List of Surface Preparation Processes

Steel Shot Blasting – Process where steel shot is centrifugally propelled through a machine onto a substrate. This process abrades or roughens up the surface. This equipment is capable of producing CSP 3-7. The drawback is that it can only profile horizontal surfaces.

Scarifying – It is sometimes called milling machines or surface planers. This machine uses multi tipped carbide cutting wheels rotating at high speeds to chip away and pummel concrete surfaces. This equipment is usually used to achieve a CSP 4-9. For most applications, the scarified surface should be run in a cross-hatch pattern to optimize the surface profile.  Scarifies surfaces are available in large self-powered “walk-behinds” to small hand-held versions which are excellent for small projects. They can also come with vacuum attachments to help contain dust.

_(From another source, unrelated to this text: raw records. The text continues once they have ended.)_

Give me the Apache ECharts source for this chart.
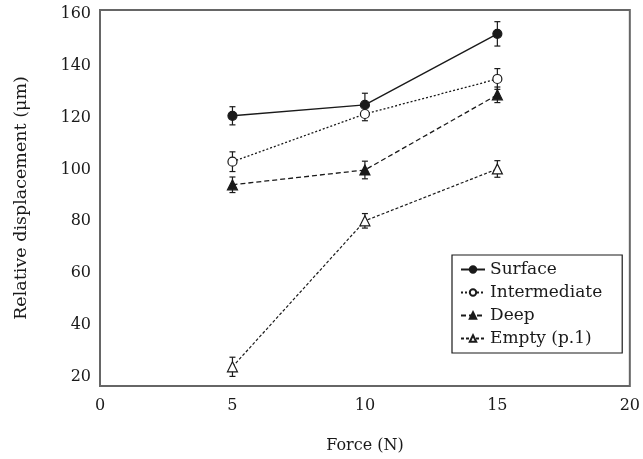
<!DOCTYPE html>
<html>
<head>
<meta charset="utf-8">
<script src="https://cdn.jsdelivr.net/npm/echarts@6/dist/echarts.min.js"></script>
<style>
  html, body { margin: 0; padding: 0; background: #fff; }
  #main { width: 643px; height: 459px; }
</style>
</head>
<body>
<div id="main"></div>
<script>
(function(){
    'use strict';

    // 数据
    var forces = [5, 10, 15];
    var seriesNames = ['Surface', 'Intermediate', 'Deep', 'Empty (p.1)'];
    var surface = [120.7, 124.9, 152.3];
    var intermediate = [103.0, 121.4, 134.9];
    var deep = [94.1, 99.8, 128.8];
    var empty = [23.9, 80.2, 100.2];
    // 误差
    var surfaceErr = [3.5, 4.5, 4.7];
    var intermediateErr = [3.8, 2.6, 4.0];
    var deepErr = [3.0, 3.4, 3.0];
    var emptyErr = [3.7, 2.8, 3.2];
    var yTicks = [20, 40, 60, 80, 100, 120, 140, 160];
    var xTicks = [0, 5, 10, 15, 20];

    var font = 'DejaVu Serif';
    var ink = '#1a1a1a';

    function pairs(vals) {
        return forces.map(function (f, i) { return [f, vals[i]]; });
    }
    function errPairs(vals, errs) {
        return forces.map(function (f, i) { return [f, vals[i] - errs[i], vals[i] + errs[i]]; });
    }

    function errorBar(vals, errs) {
        return {
            type: 'custom',
            silent: true,
            z: 3,
            renderItem: function (params, api) {
                var lo = api.coord([api.value(0), api.value(1)]);
                var hi = api.coord([api.value(0), api.value(2)]);
                var w = 3;
                var st = { stroke: ink, lineWidth: 1.2 };
                return {
                    type: 'group',
                    children: [
                        { type: 'line', shape: { x1: lo[0], y1: lo[1], x2: hi[0], y2: hi[1] }, style: st },
                        { type: 'line', shape: { x1: lo[0] - w, y1: lo[1], x2: lo[0] + w, y2: lo[1] }, style: st },
                        { type: 'line', shape: { x1: hi[0] - w, y1: hi[1], x2: hi[0] + w, y2: hi[1] }, style: st }
                    ]
                };
            },
            encode: { x: 0, y: [1, 2] },
            data: errPairs(vals, errs)
        };
    }

    function lineSeries(name, vals, symbol, fill, dash, width) {
        return {
            name: name,
            type: 'line',
            z: 4,
            data: pairs(vals),
            symbol: symbol,
            symbolSize: symbol === 'circle' ? 9 : 10,
            showAllSymbol: true,
            lineStyle: { color: ink, width: width, type: dash },
            itemStyle: { color: fill, borderColor: ink, borderWidth: 1.2 },
            emphasis: { disabled: true }
        };
    }

    var myChart = echarts.init(document.getElementById('main'));

    var option = {
        animation: false,
        backgroundColor: '#fff',
        textStyle: { fontFamily: font, color: ink },
        grid: {
            left: 100, right: 9, top: 10, bottom: 73,
            show: true, borderColor: '#666', borderWidth: 2
        },
        legend: {
            data: seriesNames,
            orient: 'vertical',
            left: 452,
            top: 255,
            itemWidth: 24,
            itemHeight: 8,
            itemGap: 6,
            padding: [6, 20, 6, 8],
            borderColor: ink,
            borderWidth: 1.2,
            backgroundColor: '#fff',
            textStyle: { fontFamily: font, fontSize: 17, color: ink }
        },
        xAxis: {
            type: 'value',
            min: 0,
            max: 20,
            interval: 5,
            name: 'Force (N)',
            nameLocation: 'middle',
            nameGap: 52,
            nameTextStyle: { fontFamily: font, fontSize: 16, color: ink },
            axisLine: { show: false },
            axisTick: { show: false },
            splitLine: { show: false },
            axisLabel: {
                customValues: xTicks,
                margin: 12,
                fontFamily: font, fontSize: 16, color: ink
            }
        },
        yAxis: {
            type: 'value',
            min: 16.5,
            max: 161.5,
            name: 'Relative displacement (\u03bcm)',
            nameLocation: 'middle',
            nameGap: 70,
            nameTextStyle: { fontFamily: font, fontSize: 17.5, color: ink },
            axisLine: { show: false },
            axisTick: { show: false },
            splitLine: { show: false },
            axisLabel: {
                customValues: yTicks,
                margin: 9,
                fontFamily: font, fontSize: 16, color: ink
            }
        },
        series: [
            errorBar(surface, surfaceErr),
            errorBar(intermediate, intermediateErr),
            errorBar(deep, deepErr),
            errorBar(empty, emptyErr),
            lineSeries('Surface', surface, 'circle', ink, 'solid', 1.4),
            lineSeries('Intermediate', intermediate, 'circle', '#fff', [2, 2], 1.3),
            lineSeries('Deep', deep, 'triangle', ink, [5, 3], 1.3),
            lineSeries('Empty (p.1)', empty, 'triangle', '#fff', [3, 2], 1.2)
        ]
    };

    myChart.setOption(option);
}());
</script>
</body>
</html>
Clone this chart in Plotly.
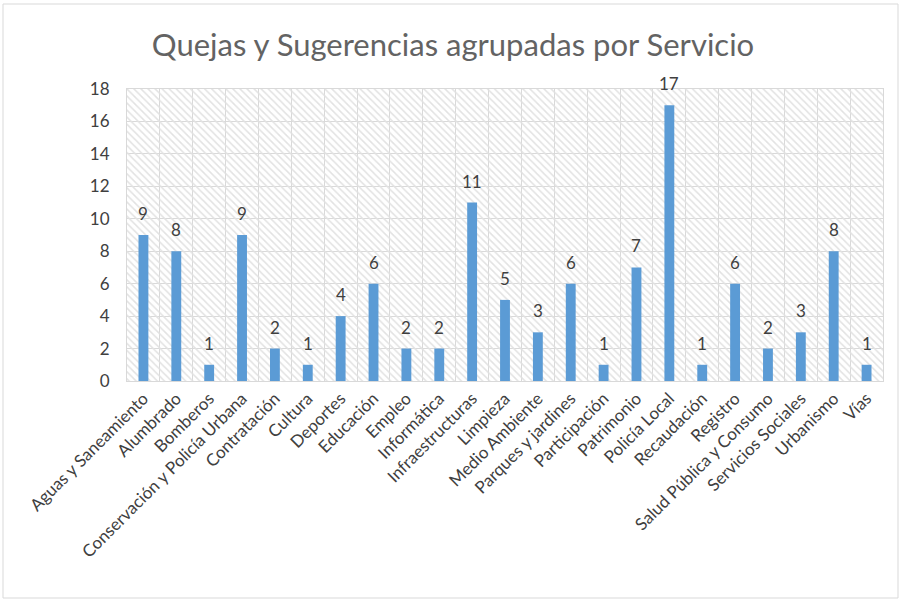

Needle scaling –A tool that pulverizes the surface of concrete by pneumatically or hydraulically pounding steel rods into the surface. This tool is usually used for profiling small areas of concrete. 

Water jetting – It is used to roughen concrete using jets of high pressure and ultra high pressure water, typically 5,000 – 40,000 psi.  An experienced water jet technician can produce a surface profile as low as a CSP 3 and high as a CSP 10. Water jetting is a dust free alternate to sandblasting.

Grinders and Power Hand Tools-  There are many options of grinders and other power tools but it is important to choose one that will not smooth the concrete but provide a surface profile.  Grinders like the MBX Bristle Blaster works well.

The list above is just a few of the types of abrasive blasting choices.  There are many options which can be used as long as you can impart the profile that the coating manufacturer requires to maximize adhesion and long term coating performance.